2.2. Nutzen – wann beteiligt sich jemand
Dass die Beteiligung im Bereich der Freiwilligenarbeit stetig nachlässt, ist ein offenes Geheimnis. Auch ganz traditionelle Angebote sind davon nicht verschont, wie z. B. kommunale Samaritervereine, welche nur durch Zusammenlegung von Sektionen überleben können.
Zentral ist die Frage des Nutzens. Im besseren Fall mache ich mit, weil mir ein konkreter Nutzen aus der Teilnahme erwächst. Im schlechteren, weil ich dazu gezwungen werde.
Weiter ist es sehr wichtig, den „Kunden“ zu verstehen, eine Marketingsicht zu haben. Die Kunden können Schweizer, Ausländer, Alleinerziehende, usw. sein. Jeder Kunde hat eine eigene Sicht der Dinge und profitiert u.

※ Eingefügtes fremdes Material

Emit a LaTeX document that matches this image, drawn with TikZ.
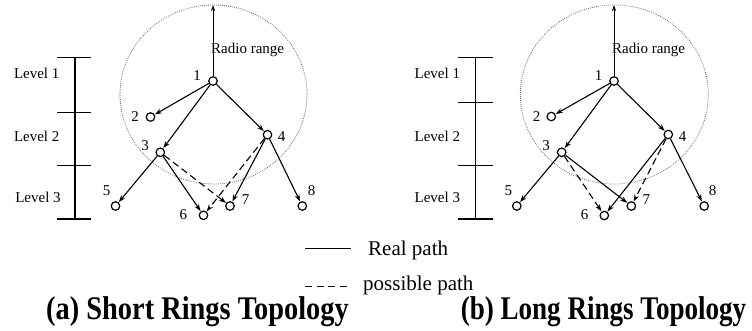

U. von einem anderen Angebot.
Um diese Kunden anzusprechen, sind verschiedene Kommunikationskanäle zu wählen. Neben dem Brief (Post oder Abgabe durch die Lehrperson), dem Telefonanruf kann auch ein persönliches Aufsuchen nötig sein. Letzteres ist insbesondere dann sinnvoll, wenn Türöffner zur Verfügung stehen, welche eine besonders gute Beziehung zu einer ansonsten schwer erreichbaren Zielgruppe haben.
Um die Zielgruppe verstehen zu können, ist es notwendig, sie zu kennen, um das Angebot attraktiv gestalten zu können. Unter Umständen gibt es je nach Zielgruppe auch Tabus (z. B. Sexualität, Religion). Vielleicht entscheidet die Grossmutter, ob die Tochter an einer Veranstaltung teilnehmen darf.
Solche Aspekte müssen von Beginn weg in die Planung mit einbezogen werden. So sollte es auch gelingen, die Zielgruppen zu Betroffenen und somit zu Beteiligten (Träger der Idee) zu machen.
Auch Anreize in Form von Belohnungen tragen zu einer höheren Beteiligung bei. Neben der Bezahlung für eine Vermittlung kann auch das Generieren eines sekundären Nutzens sinnvoll sein: Deutsch für Mütter.
Die Öffnung der vorhandenen Infrastrukturen für weitere Zwecke (Mehrfachnutzung) kann sinnvoll sein. Die Quartiersbibliothek stellt eine solche Infrastruktur dar. Der Nutzen kann durch den primären Zweck, der Ausleihe, begründet sein, aber auch der Suche nach Stille oder im Gegenteil nach Kontakten.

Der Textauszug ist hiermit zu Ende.